%%

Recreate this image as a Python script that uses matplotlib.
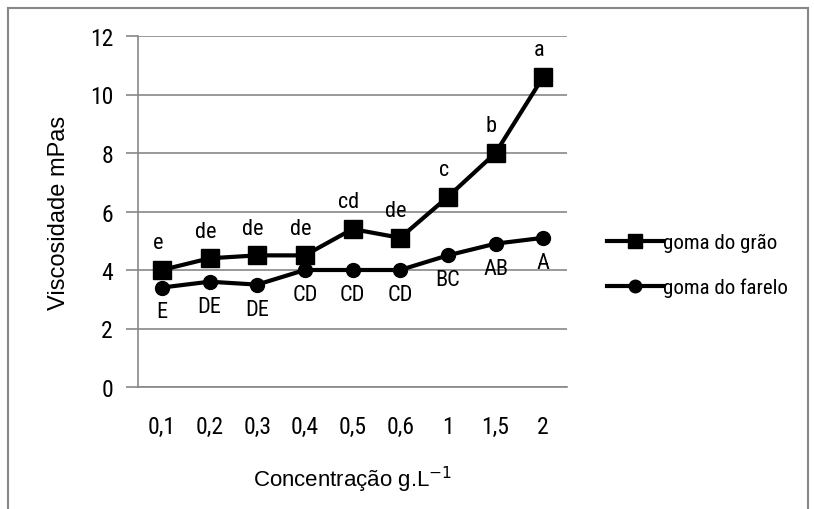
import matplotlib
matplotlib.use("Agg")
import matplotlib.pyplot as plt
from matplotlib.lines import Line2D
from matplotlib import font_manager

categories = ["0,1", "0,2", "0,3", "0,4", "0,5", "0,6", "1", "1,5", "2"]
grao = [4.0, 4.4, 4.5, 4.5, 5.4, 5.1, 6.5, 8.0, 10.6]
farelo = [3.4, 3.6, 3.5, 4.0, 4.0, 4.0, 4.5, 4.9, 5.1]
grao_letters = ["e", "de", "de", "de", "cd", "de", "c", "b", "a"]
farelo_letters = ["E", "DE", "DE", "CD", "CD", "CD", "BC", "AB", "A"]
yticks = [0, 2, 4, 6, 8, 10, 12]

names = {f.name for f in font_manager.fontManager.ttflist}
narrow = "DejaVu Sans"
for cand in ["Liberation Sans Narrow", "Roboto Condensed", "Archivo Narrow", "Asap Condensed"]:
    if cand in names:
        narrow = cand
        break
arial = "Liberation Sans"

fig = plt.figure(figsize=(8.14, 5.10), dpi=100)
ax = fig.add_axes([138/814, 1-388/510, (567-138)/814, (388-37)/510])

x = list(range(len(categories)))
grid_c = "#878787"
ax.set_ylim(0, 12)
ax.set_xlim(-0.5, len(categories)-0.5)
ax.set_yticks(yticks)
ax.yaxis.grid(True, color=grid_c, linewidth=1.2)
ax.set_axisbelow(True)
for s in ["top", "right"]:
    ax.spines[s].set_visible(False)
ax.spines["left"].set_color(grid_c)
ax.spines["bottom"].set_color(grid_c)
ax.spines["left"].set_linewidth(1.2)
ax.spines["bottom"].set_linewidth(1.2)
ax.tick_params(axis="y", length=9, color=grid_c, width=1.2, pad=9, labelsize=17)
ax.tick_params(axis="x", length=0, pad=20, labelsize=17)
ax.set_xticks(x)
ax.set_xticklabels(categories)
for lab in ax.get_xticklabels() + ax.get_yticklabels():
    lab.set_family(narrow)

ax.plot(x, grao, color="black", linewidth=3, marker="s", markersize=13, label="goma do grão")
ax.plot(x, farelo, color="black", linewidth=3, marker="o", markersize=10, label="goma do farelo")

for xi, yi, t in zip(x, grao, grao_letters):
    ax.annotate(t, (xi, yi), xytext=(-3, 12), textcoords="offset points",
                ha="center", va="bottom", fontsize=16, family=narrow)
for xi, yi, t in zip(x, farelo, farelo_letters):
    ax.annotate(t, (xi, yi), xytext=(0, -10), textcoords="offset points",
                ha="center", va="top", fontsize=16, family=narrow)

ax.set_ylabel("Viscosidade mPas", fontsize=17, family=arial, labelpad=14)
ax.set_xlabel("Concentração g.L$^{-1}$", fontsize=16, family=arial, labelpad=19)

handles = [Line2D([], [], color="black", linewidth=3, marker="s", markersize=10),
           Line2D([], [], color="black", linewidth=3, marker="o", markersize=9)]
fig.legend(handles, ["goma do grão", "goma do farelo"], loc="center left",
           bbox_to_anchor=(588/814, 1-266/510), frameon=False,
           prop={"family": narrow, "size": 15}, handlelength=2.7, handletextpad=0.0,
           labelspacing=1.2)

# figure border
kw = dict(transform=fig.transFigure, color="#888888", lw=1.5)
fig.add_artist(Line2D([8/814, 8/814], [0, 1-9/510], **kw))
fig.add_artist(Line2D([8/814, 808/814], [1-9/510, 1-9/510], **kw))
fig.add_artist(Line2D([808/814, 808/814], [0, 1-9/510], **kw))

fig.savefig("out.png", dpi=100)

%%

### Instruction
Omit the pictures, then quote the rest of the material above exactly.

### Result
Recreate this image as a Python script that uses matplotlib.
import matplotlib
matplotlib.use("Agg")
import matplotlib.pyplot as plt
from matplotlib.lines import Line2D
from matplotlib import font_manager

categories = ["0,1", "0,2", "0,3", "0,4", "0,5", "0,6", "1", "1,5", "2"]
grao = [4.0, 4.4, 4.5, 4.5, 5.4, 5.1, 6.5, 8.0, 10.6]
farelo = [3.4, 3.6, 3.5, 4.0, 4.0, 4.0, 4.5, 4.9, 5.1]
grao_letters = ["e", "de", "de", "de", "cd", "de", "c", "b", "a"]
farelo_letters = ["E", "DE", "DE", "CD", "CD", "CD", "BC", "AB", "A"]
yticks = [0, 2, 4, 6, 8, 10, 12]

names = {f.name for f in font_manager.fontManager.ttflist}
narrow = "DejaVu Sans"
for cand in ["Liberation Sans Narrow", "Roboto Condensed", "Archivo Narrow", "Asap Condensed"]:
    if cand in names:
        narrow = cand
        break
arial = "Liberation Sans"

fig = plt.figure(figsize=(8.14, 5.10), dpi=100)
ax = fig.add_axes([138/814, 1-388/510, (567-138)/814, (388-37)/510])

x = list(range(len(categories)))
grid_c = "#878787"
ax.set_ylim(0, 12)
ax.set_xlim(-0.5, len(categories)-0.5)
ax.set_yticks(yticks)
ax.yaxis.grid(True, color=grid_c, linewidth=1.2)
ax.set_axisbelow(True)
for s in ["top", "right"]:
    ax.spines[s].set_visible(False)
ax.spines["left"].set_color(grid_c)
ax.spines["bottom"].set_color(grid_c)
ax.spines["left"].set_linewidth(1.2)
ax.spines["bottom"].set_linewidth(1.2)
ax.tick_params(axis="y", length=9, color=grid_c, width=1.2, pad=9, labelsize=17)
ax.tick_params(axis="x", length=0, pad=20, labelsize=17)
ax.set_xticks(x)
ax.set_xticklabels(categories)
for lab in ax.get_xticklabels() + ax.get_yticklabels():
    lab.set_family(narrow)

ax.plot(x, grao, color="black", linewidth=3, marker="s", markersize=13, label="goma do grão")
ax.plot(x, farelo, color="black", linewidth=3, marker="o", markersize=10, label="goma do farelo")

for xi, yi, t in zip(x, grao, grao_letters):
    ax.annotate(t, (xi, yi), xytext=(-3, 12), textcoords="offset points",
                ha="center", va="bottom", fontsize=16, family=narrow)
for xi, yi, t in zip(x, farelo, farelo_letters):
    ax.annotate(t, (xi, yi), xytext=(0, -10), textcoords="offset points",
                ha="center", va="top", fontsize=16, family=narrow)

ax.set_ylabel("Viscosidade mPas", fontsize=17, family=arial, labelpad=14)
ax.set_xlabel("Concentração g.L$^{-1}$", fontsize=16, family=arial, labelpad=19)

handles = [Line2D([], [], color="black", linewidth=3, marker="s", markersize=10),
           Line2D([], [], color="black", linewidth=3, marker="o", markersize=9)]
fig.legend(handles, ["goma do grão", "goma do farelo"], loc="center left",
           bbox_to_anchor=(588/814, 1-266/510), frameon=False,
           prop={"family": narrow, "size": 15}, handlelength=2.7, handletextpad=0.0,
           labelspacing=1.2)

# figure border
kw = dict(transform=fig.transFigure, color="#888888", lw=1.5)
fig.add_artist(Line2D([8/814, 8/814], [0, 1-9/510], **kw))
fig.add_artist(Line2D([8/814, 808/814], [1-9/510, 1-9/510], **kw))
fig.add_artist(Line2D([808/814, 808/814], [0, 1-9/510], **kw))

fig.savefig("out.png", dpi=100)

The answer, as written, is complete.